Eighth person in Trump team meeting linked to money laundering investigation

A Government Accountability Office report published in 2000 details how companies in the US set up bank accounts that came under investigation for money laundering — and it involved Ike Kaveladze, the eighth person who has now been identified as attending the June 9, 2016 meeting that Donald Trump Jr., his brother-in-law Jared Kushner and then-Trump campaign chairman Paul Manafort had with a Russian lawyer.

The GAO report published in October 2000 outlined how companies opened 236 accounts at two banks through which more than $1.4 billion was deposited between 1991 and 2000. It found the accounts had been opened for corporations tied to Russian brokers. The GAO did not name Kaveladze in the report.

According to a November 2000 report in the New York Times, Kaveladze opened the accounts. He told the Times at the time that the GAO investigation was a “witch hunt” and denied he engaged in any wrongdoing. He was never charged with any crimes.

In a statement posted to his Facebook page on Tuesday night, former Democratic Sen. Carl Levin of Michigan said Kaveladze established companies and set up bank accounts that came under congressional investigation for possible money laundering.

Levin said that while serving as the senior Democrat on the Permanent Subcommittee on Investigations, he learned in the year 2000 that Kaveladze, the eighth person identified as being present at the meeting at Trump Tower, established “some 2,000” US corporations and bank accounts on “behalf of people in Russia.”

“The owners of those accounts then moved some $1.4 billion through those accounts,” he wrote in the post. “Kaveladze claimed he did all this without knowing for whom he was doing it.”

He called Kaveladze the “poster child of this practice.”

“Based on the example of Kaveladze, who was in a sense the poster child of this practice, and other examples we uncovered over the years, we’ve been trying for decades to end the hidden ownership of American corporations,” he wrote.

Levin also explained that many states in the US — Delaware being a “popular one” — allow people to set up companies without having to disclose ownership, nor were banks required to know the true owner of the account at the time.

Kaveladze’s attorney Scott Balber told CNN’s Erin Burnett on “Outfront” on Tuesday night that what his client did was “absolutely, unequivocally legal.”

“There was never any allegation of him engaged in any criminal activity, was certainly not charged with anything criminal or regulatory, and did absolutely nothing wrong,” he said. “He has never been implicated in any wrongdoing whatsoever.”

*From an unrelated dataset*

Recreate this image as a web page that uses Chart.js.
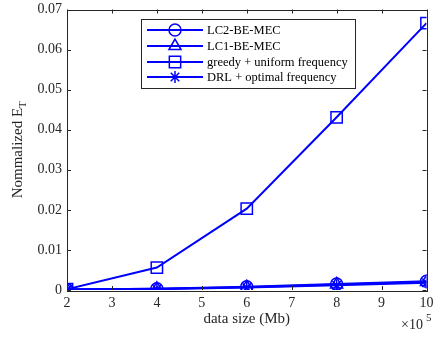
<!DOCTYPE html>
<html>
<head>
<meta charset="utf-8">
<script src="https://cdn.jsdelivr.net/npm/chart.js@4"></script>
<style>
html,body{margin:0;padding:0;background:#fff;}
#wrap{position:relative;width:436px;height:341px;}
</style>
</head>
<body>
<div id="wrap"><canvas id="c" width="436" height="341"></canvas></div>
<script>
// data size (x 10^5 Mb)
const dataSizes = [2, 4, 6, 8, 10];
const seriesLabels = ['LC2-BE-MEC', 'LC1-BE-MEC', 'greedy + uniform frequency', 'DRL + optimal frequency'];
const lc2 = [0.0001, 0.0003, 0.0008, 0.0015, 0.0022];
const lc1 = [0.0001, 0.0003, 0.0007, 0.0014, 0.0020];
const greedy = [0.0002, 0.0056, 0.0203, 0.0431, 0.0666];
const drl = [0.0001, 0.0002, 0.0006, 0.0012, 0.0018];
const yTicks = [0, 0.01, 0.02, 0.03, 0.04, 0.05, 0.06, 0.07];
const xTicks = [2, 3, 4, 5, 6, 7, 8, 9, 10];

const BLUE = '#0000ff';
const AX = '#262626';
const FONT = '"Liberation Serif", "Times New Roman", serif';

const styles = ['circle', 'triangle', 'rect', 'star'];
const radii = [6, 7, 8, 6];
const allSeries = [lc2, lc1, greedy, drl];

const datasets = allSeries.map((vals, i) => ({
  label: seriesLabels[i],
  data: dataSizes.map((x, j) => ({x: x, y: vals[j]})),
  borderColor: BLUE,
  backgroundColor: 'rgba(0,0,0,0)',
  borderWidth: 2,
  pointStyle: styles[i],
  pointRadius: radii[i],
  pointBorderWidth: 1.5,
  pointBorderColor: BLUE,
  pointBackgroundColor: 'rgba(0,0,0,0)',
  tension: 0,
  fill: false
}));

function drawMarker(ctx, style, r, x, y) {
  if (Chart.helpers && Chart.helpers.drawPoint) {
    Chart.helpers.drawPoint(ctx, {pointStyle: style, radius: r, rotation: 0, borderWidth: 1.5}, x, y);
  }
}

const decor = {
  id: 'decor',
  afterDraw(chart) {
    const ctx = chart.ctx;
    const a = chart.chartArea;
    const xs = chart.scales.x, ys = chart.scales.y;
    ctx.save();
    // box
    ctx.strokeStyle = AX;
    ctx.lineWidth = 1;
    ctx.strokeRect(Math.round(a.left) + 0.5, Math.round(a.top) + 0.5, Math.round(a.right - a.left), Math.round(a.bottom - a.top));
    // ticks inward
    const tl = 4;
    ctx.beginPath();
    xTicks.forEach(v => {
      const px = Math.round(xs.getPixelForValue(v)) + 0.5;
      ctx.moveTo(px, a.bottom); ctx.lineTo(px, a.bottom - tl);
      ctx.moveTo(px, a.top); ctx.lineTo(px, a.top + tl);
    });
    yTicks.forEach(v => {
      const py = Math.round(ys.getPixelForValue(v)) + 0.5;
      ctx.moveTo(a.left, py); ctx.lineTo(a.left + tl, py);
      ctx.moveTo(a.right, py); ctx.lineTo(a.right - tl, py);
    });
    ctx.stroke();

    // y axis title with subscript
    ctx.fillStyle = AX;
    ctx.save();
    ctx.translate(22, (a.top + a.bottom) / 2);
    ctx.rotate(-Math.PI / 2);
    ctx.font = '15px ' + FONT;
    const main = 'Nommalized E';
    ctx.font = '15px ' + FONT;
    const w1 = ctx.measureText(main).width;
    ctx.font = '11px ' + FONT;
    const w2 = ctx.measureText('T').width;
    const tot = w1 + w2;
    ctx.textBaseline = 'alphabetic';
    ctx.textAlign = 'left';
    ctx.font = '15px ' + FONT;
    ctx.fillText(main, -tot / 2, 0);
    ctx.font = '11px ' + FONT;
    ctx.fillText('T', -tot / 2 + w1, 4);
    ctx.restore();

    // x axis title
    ctx.font = '15px ' + FONT;
    ctx.textAlign = 'center';
    ctx.textBaseline = 'alphabetic';
    ctx.fillText('data size (Mb)', (a.left + a.right) / 2, 323);

    // exponent label
    ctx.textAlign = 'left';
    ctx.font = '14px ' + FONT;
    ctx.fillText('\u00d710', 401, 329);
    ctx.font = '11px ' + FONT;
    ctx.fillText('5', 426, 321);

    // legend
    const lx = 141, ly = 19, lw = 214, lh = 69;
    ctx.fillStyle = '#ffffff';
    ctx.fillRect(lx, ly, lw, lh);
    ctx.strokeStyle = AX;
    ctx.lineWidth = 1;
    ctx.strokeRect(lx + 0.5, ly + 0.5, lw, lh);
    const rows = [30, 46, 62, 77];
    rows.forEach((ry, i) => {
      ctx.strokeStyle = BLUE;
      ctx.lineWidth = 2;
      ctx.beginPath();
      ctx.moveTo(147, ry); ctx.lineTo(203, ry);
      ctx.stroke();
      ctx.fillStyle = 'rgba(0,0,0,0)';
      ctx.strokeStyle = BLUE;
      ctx.lineWidth = 1.5;
      drawMarker(ctx, styles[i], radii[i], 175, ry);
      ctx.fillStyle = '#000';
      ctx.font = '12.5px ' + FONT;
      ctx.textAlign = 'left';
      ctx.textBaseline = 'middle';
      ctx.fillText(seriesLabels[i], 207, ry + 1);
    });
    ctx.restore();
  }
};

new Chart(document.getElementById('c'), {
  type: 'line',
  data: {datasets: datasets},
  options: {
    responsive: false,
    animation: false,
    devicePixelRatio: 1,
    layout: {padding: {left: 0, top: 7, right: 5, bottom: 0}},
    plugins: {legend: {display: false}, tooltip: {enabled: false}},
    scales: {
      x: {
        type: 'linear', min: 2, max: 10,
        afterBuildTicks: s => { s.ticks = xTicks.map(v => ({value: v})); },
        afterFit: s => { s.height = 51; s.paddingLeft = 0; s.paddingRight = 0; },
        grid: {display: false, drawTicks: false},
        border: {display: false},
        ticks: {color: AX, font: {family: FONT, size: 14}, padding: 5, maxRotation: 0, autoSkip: false,
          callback: v => String(v)}
      },
      y: {
        type: 'linear', min: 0, max: 0.07,
        afterBuildTicks: s => { s.ticks = yTicks.map(v => ({value: v})); },
        afterFit: s => { s.width = 67; s.paddingTop = 0; s.paddingBottom = 0; },
        grid: {display: false, drawTicks: false},
        border: {display: false},
        ticks: {color: AX, font: {family: FONT, size: 14}, padding: 5, autoSkip: false,
          callback: v => v === 0 ? '0' : v.toFixed(2)}
      }
    }
  },
  plugins: [decor]
});
</script>
</body>
</html>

Kaveladze is a senior vice president at Crocus Group, the real estate development company run by Azerbaijani-Russian oligarch Aras Agalarov, according to Kaveladze’s LinkedIn. The June 9, 2016 meeting was set up by Rob Goldstone, who acts as a publicist for Agalarov’s son, a musician.

Kaveladze’s identity was confirmed by Balber.

His personal website says he “holds responsibility for multiple elements of the company’s Russian development project.”

Balber said Kaveladze is a long-time US citizen who speaks fluent Russian and has “never had any engagement with the Russian government in any capacity.”